Anyhow, the tale of Achilles racing
the tortoise, as told by the mathematician Zeno in ancient times, recalls an
actual contest, held on the plains of Troy ca. 1278 B.C. (Historians differ as to the precise date.) For a bar bet, the wily Thersites
bet Achilles than he couldn’t outrun a tortoise, if he gave the tortoise a head
start. The Achaean hero snorted
and said, “Ha! I’ll grant the
creature a thousand cubits.
Gentlemen, place your bets!”
Achaeans and Trojans alike
foregathered at the appointed time, Achilles arrogantly lounging on his shield,
the tortoise waiting humbly, a thousand cubits in front. Unfortunately, Achilles was better famed for his fleet
foot and his ferocity, than for brains (you had to go to his countryman
Odysseus for that), and had
neglected to inquire the length of the race. In fact, it had been set at precisely … one thousand and one
cubits.
Achilles, realizing belatedly that
he’d been had, set off like lightning at the sound of the bell: but when he finally reached the
finish-line, there stood the tortoise, contentedly munching on grass.
Thahhhhh ... Winnnnahhhhhhh !!!! |
Zeno’s arithmetical point was that,
although Achilles was much faster than the tortoise, he was not a thousand
times as fast, and thus lost.
Indeed, even had he been a thousand times as fast, he’d have been
vanquished: since in the time he covered the first thousand cubits, the
tortoise would have traveled one cubit, to the finish-line. (Left as an exercise for the reader: How fast would Achilles have to be, to
beat the tortoise under these conditions?)
In the event, Achilles had the last
laugh, since he supped on the tortoise, in the form of soup.

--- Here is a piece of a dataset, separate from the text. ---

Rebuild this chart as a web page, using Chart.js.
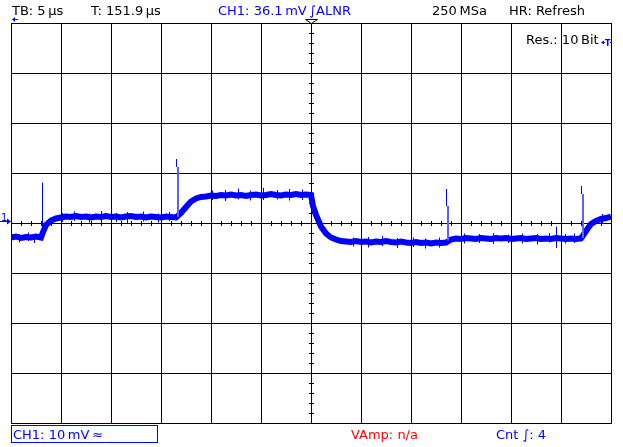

The tale then takes a darker turn,
as arcane mathematico-philosophical disputes led many who had lost the wager to refuse to pay up; a free-for-all ensued, which led
directly to the Trojan War.
[Note: You were probably told some foolish tale in school, about
how the cause of it all was a woman.
As if. We shall not deign to refute that account.]
~
As the centuries went by, the
lessons of that fateful day were
lost, finally issuing in a folkloristic version for children, “The Tortoise and
the Hare”. Once again, the
tortoise wins; but the
mathematical substructure has been completely discarded. Proving once again that the level of geometrical
sophistication has sadly declined since the Age of Troy.